Sunday, November 21, 2010

The Nixon Bailouts




...The Emergency Loan Guarantee Act of 1971 (click title to entry - thank you) provided up to $250 million in guaranteed loans to Lockheed Aircraft Corporation. As of December 1976, $100 million of these loans were still outstanding. This thesis is an investigation of the Emergency Loan Guarantee Act, the Emergency Loan Guarantee Board, and Lockheed Aircraft Corporation during the 1971-1976 time frame. Both the legislation and Lockheed's subsequent performance under the 1971 Act are evaluated. (Author)...

By 1977, Lockheed had paid off its loans, and its dependency on the federal loan guarantees came to an end. The government earned about $112.22 million in loan fees.

$3.2 billion - Penn Central Railroad

In May 1970, Penn Central Railroad, then on the verge of bankruptcy, appealed to the Federal Reserve for aid on the grounds that it provided crucial national defense transportation services. The Nixon administration and the Federal Reserve supported providing financial assistance to Penn Central, but Congress refused to adopt the measure.

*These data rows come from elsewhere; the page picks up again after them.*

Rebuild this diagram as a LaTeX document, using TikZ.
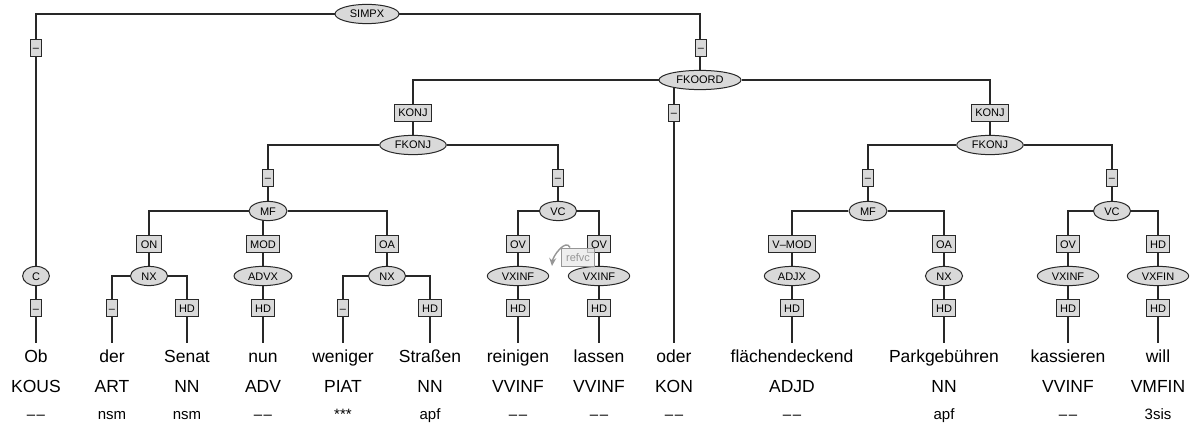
\documentclass[tikz,border=0pt]{standalone}
\usepackage{fontspec}
\setmainfont{Liberation Sans}
\usetikzlibrary{arrows.meta, shapes.geometric, backgrounds}
\definecolor{catfill}  {RGB}{217, 217, 217}
\definecolor{treeline} {RGB}{40,  40,  40}
\definecolor{refgray}  {RGB}{150, 150, 150}
\definecolor{reffill}  {RGB}{232, 232, 232}
\newcommand{\nomorph}{–\kern1.5pt–}

\begin{document}
\begin{tikzpicture}[x=1pt, y=-1pt,
	cat/.style={ellipse, draw=treeline, fill=catfill, line width=1pt,
		font=\fontsize{11}{13}\selectfont, text height=8pt, text depth=0pt,
		inner xsep=5.5pt, inner ysep=2.8pt},
	elab/.style={rectangle, draw=treeline, fill=catfill, line width=1pt,
		font=\fontsize{11}{13}\selectfont, text height=8pt, text depth=0pt,
		inner xsep=4pt, inner ysep=0pt, minimum height=17pt},
	nolab/.style={elab, inner xsep=2pt},
	word/.style={font=\fontsize{17.5}{20}\selectfont, anchor=base,
		text height=13pt, text depth=4pt, inner xsep=1pt, inner ysep=6pt},
	postag/.style={font=\fontsize{17.5}{20}\selectfont, anchor=base},
	morph/.style={font=\fontsize{15}{18}\selectfont, anchor=base},
	branch/.style={draw=treeline, line width=1.1pt},
	refbox/.style={rectangle, draw=refgray, fill=reffill, fill opacity=0.75, text opacity=1,
		text=refgray, line width=1pt,
		font=\fontsize{11}{13}\selectfont, text height=8pt, text depth=0pt,
		inner xsep=5pt, minimum height=18pt},
	refarrow/.style={draw=refgray, line width=1.4pt, -{Stealth[length=8pt,width=7pt]}}
]
\useasboundingbox (0,0) rectangle (1192,425);

% terminals
\foreach \x/\w/\p/\m/\n in {36/Ob/KOUS/\nomorph/ob, 112/der/ART/nsm/der, 187/Senat/NN/nsm/senat,
	263/nun/ADV/\nomorph/nun, 343/weniger/PIAT/***/weniger, 430/Straßen/NN/apf/strassen,
	518/reinigen/VVINF/\nomorph/reinigen, 599/lassen/VVINF/\nomorph/lassen, 674/oder/KON/\nomorph/oder,
	792/flächendeckend/ADJD/\nomorph/flaechendeckend, 944/Parkgebühren/NN/apf/parkgebuehren,
	1068/kassieren/VVINF/\nomorph/kassieren, 1158/will/VMFIN/3sis/will}{
	\node[word] (w-\n) at (\x,362) {\w};
	\node[postag] (p-\n) at (\x,392) {\p};
	\node[morph] (m-\n) at (\x,419) {\m};
}

% categories
\node[cat] (simpx) at (367,14) {SIMPX};
\node[cat] (fkoord) at (700,80) {FKOORD};
\node[cat] (fkonja) at (413,145) {FKONJ};
\node[cat] (fkonjb) at (990,145) {FKONJ};
\node[cat] (mfa) at (268,211) {MF};
\node[cat] (vca) at (558,211) {VC};
\node[cat] (mfb) at (868,211) {MF};
\node[cat] (vcb) at (1112,211) {VC};
\node[cat] (c) at (36,276) {C};
\node[cat] (nxa) at (149,276) {NX};
\node[cat] (advx) at (263,276) {ADVX};
\node[cat] (nxb) at (387,276) {NX};
\node[cat] (vxinfa) at (518,276) {VXINF};
\node[cat] (vxinfb) at (599,276) {VXINF};
\node[cat] (adjx) at (792,276) {ADJX};
\node[cat] (nxc) at (944,276) {NX};
\node[cat] (vxinfc) at (1068,276) {VXINF};
\node[cat] (vxfin) at (1158,276) {VXFIN};

% edge labels
\node[nolab] (l-c) at (36,48) {–};
\node[nolab] (l-fkoord) at (701,48) {–};
\node[elab] (l-fkonja) at (413,113) {KONJ};
\node[nolab] (l-oder) at (674,113) {–};
\node[elab] (l-fkonjb) at (990,113) {KONJ};
\foreach \x/\n in {268/mfa, 558/vca, 868/mfb, 1112/vcb}
	\node[nolab] (l-\n) at (\x,178) {–};
\foreach \x/\t/\n in {149/ON/nxa, 263/MOD/advx, 387/OA/nxb, 518/OV/vxinfa, 599/OV/vxinfb,
	792/V–MOD/adjx, 944/OA/nxc, 1068/OV/vxinfc, 1158/HD/vxfin}
	\node[elab] (l-\n) at (\x,244) {\t};
\foreach \x/\n in {36/ob, 112/der, 343/weniger}
	\node[nolab] (l-\n) at (\x,308) {–};
\foreach \x/\n in {187/senat, 263/nun, 430/strassen, 518/reinigen, 599/lassen,
	792/flaechendeckend, 944/parkgebuehren, 1068/kassieren, 1158/will}
	\node[elab] (l-\n) at (\x,308) {HD};

% secondary edge
\node[refbox] (refvc) at (578,257) {refvc};
\coordinate (refvc-tip) at (552,266);
\draw[refarrow] (refvc.130) to[out=115,in=85] (refvc-tip);

\begin{scope}[on background layer]
	\draw[branch] (simpx) -| (c);
	\draw[branch] (c) -- (w-ob);
	\draw[branch] (simpx) -| (fkoord);
	\draw[branch] (fkoord) -| (fkonja);
	\draw[branch] (fkoord) -| (w-oder);
	\draw[branch] (fkoord) -| (fkonjb);
	\draw[branch] (fkonja) -| (mfa);
	\draw[branch] (fkonja) -| (vca);
	\draw[branch] (mfa) -| (nxa);
	\draw[branch] (mfa) -| (advx);
	\draw[branch] (mfa) -| (nxb);
	\draw[branch] (nxa) -| (w-der);
	\draw[branch] (nxa) -| (w-senat);
	\draw[branch] (advx) -- (w-nun);
	\draw[branch] (nxb) -| (w-weniger);
	\draw[branch] (nxb) -| (w-strassen);
	\draw[branch] (vca) -| (vxinfa);
	\draw[branch] (vca) -| (vxinfb);
	\draw[branch] (vxinfa) -- (w-reinigen);
	\draw[branch] (vxinfb) -- (w-lassen);
	\draw[branch] (fkonjb) -| (mfb);
	\draw[branch] (fkonjb) -| (vcb);
	\draw[branch] (mfb) -| (adjx);
	\draw[branch] (mfb) -| (nxc);
	\draw[branch] (adjx) -- (w-flaechendeckend);
	\draw[branch] (nxc) -- (w-parkgebuehren);
	\draw[branch] (vcb) -| (vxinfc);
	\draw[branch] (vcb) -| (vxfin);
	\draw[branch] (vxinfc) -- (w-kassieren);
	\draw[branch] (vxfin) -- (w-will);
\end{scope}
\end{tikzpicture}
\end{document}
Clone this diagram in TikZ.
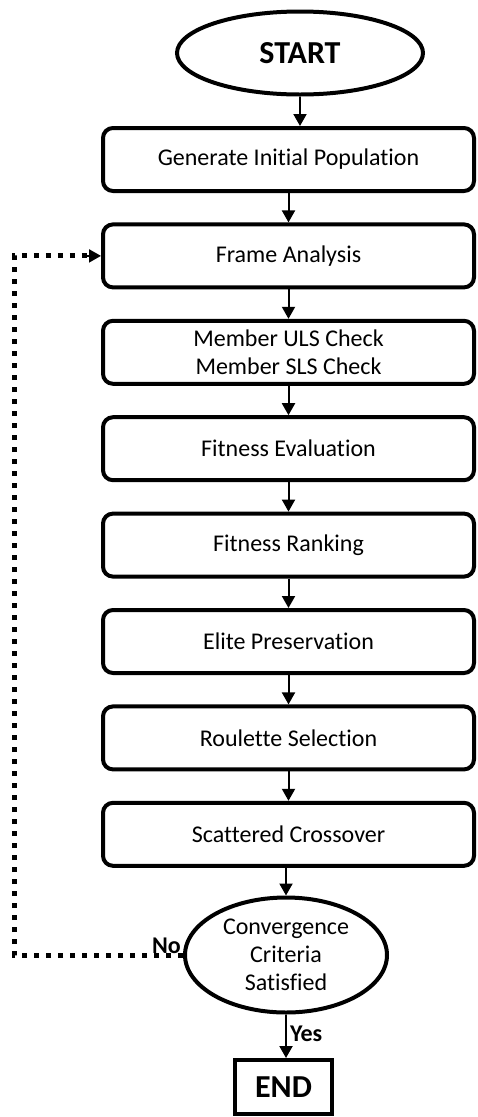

Penn Central declared bankruptcy on June 21, 1970, which freed the corporation from its commercial paper obligations. To counteract the devastating ripple effects to the money market, the Federal Reserve Board told commercial banks it would provide the reserves needed to allow them to meet the credit needs of their customers. 

In 1976, the federal government consolidated the still struggling Penn Central with five other railroad companies that were also failing to form Consolidated Rail, or Conrail. The government spent $19.7 billion, including roughly $7.7 billion for the initial investment, to keep Conrail operating. By 1981, Conrail began to earn a profit. The government sold Conrail in 1987 for $3.1 billion. In addition to the sale price, the Treasury received a $579 million dividend from Conrail.


$7.8 billion - Franklin National Bank

In the first five months of 1974 the bank lost $63.6 million. The Federal Reserve stepped in with a loan of $1.75 billion.

As the story behind Franklin National's failure unfolded, evidence emerged of corruption and shady business practices among the bank's executives -- several were eventually convicted. With the need for further intervention apparent, the FDIC stepped in as receiver that same year and sold Franklin National's104 branches and other assets to European American Bank. By 1981 the FDIC had sold Franklin assets worth about $5.1 billion. The agency was still owed another $185.3 million in interest.